Na segunda-feira passada, em São Paulo, demorei uma hora e quinze minutos para deslocar-me do bairro de Pinheiros até o aeroporto de Congonhas. Não chovia, não era véspera de feriado, não havia nenhum acidente, assalto ou passeata de protesto de funcionários públicos. Um dia normal.
Desprevenido, eu não tinha à mão material de leitura. O celular falhava. Só me restou ir propondo ao motorista atalhos inúteis, além de calcular os prejuízos pela perda do vôo para Brasília. Lembrei-me, também inutilmente, das "palavras que consolam" do Vão Gogo, em "O Cruzeiro": muito pior estaria quem percorresse o mesmo caminho todos os dias e de ônibus.
Como bom inferno, o problema do trânsito em São Paulo não se deve à maldição divina ou da natureza. É criação nossa. Reflete a orientação de sucessivas prefeituras de privilegiar avenidas, túneis vistosos e viadutos cuja principal virtude é encurtar a distância entre um congestionamento e outro.
Reflete também, como não, o apreço da população por obras e mais obras, independentemente de sua eficácia a médio e longo prazos. Não se leva em conta que o incentivo ao transporte individual e o descaso com a expansão da infra-estrutura e os serviços de transportes coletivos só fazem piorar as condições do transporte individual!

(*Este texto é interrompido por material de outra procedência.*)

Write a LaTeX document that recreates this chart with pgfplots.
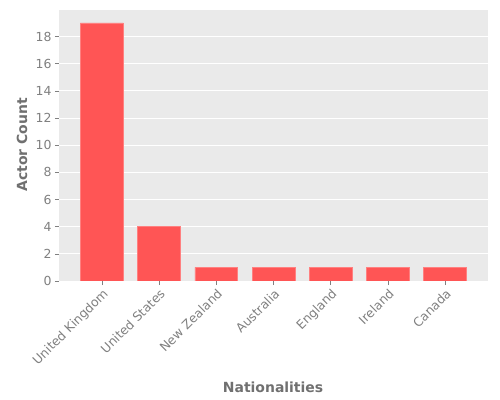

Ignora-se que anjos exterminadores urbanos como o Minhocão atiçaram o uso do automóvel; isto, por sua vez, veio a exigir novas obras do gênero etc. E que os recursos nele empregados poderiam ter estimulado o bom transporte coletivo, exigindo menos obras custosas no futuro.
Outro capítulo do drama urbano exibe a desordem na ocupação e uso do solo, indutor direto de engarrafamentos de trânsito e fruto tradicional da gestão de prefeitos e vereadores com estatura inferior às suas responsabilidades. Hoje, aliás, corremos o risco de ver essa desordem ser legalizada por um plano diretor da prefeitura que prevê adensamento urbano sem estabelecer parâmetros ligados ao interesse público nem definir um órgão regulador legítimo e independente. Um plano diretor de bons negócios para uns poucos, em detrimento de muitos.
Nesta altura de congestionamentos e opções políticas pelos maiores congestionamentos, só resta um consolo, este sim útil, embora temporário: a volta do rodízio de veículos na região metropolitana de São Paulo. Promovido pelo governo Covas, apesar do corpo mole da prefeitura e destinado a aliviar a poluição no inverno, mostrou-se eficaz também para desafogar o trânsito. Deixou saudades.
Trata-se de uma dose de morfina para aplacar as dores da vida urbana, mas, neste caso, de um anestésico nobre, educativo: não vicia e sugere como tudo poderia ser melhor se tivéssemos prefeituras melhores e soluções coletivas corajosas.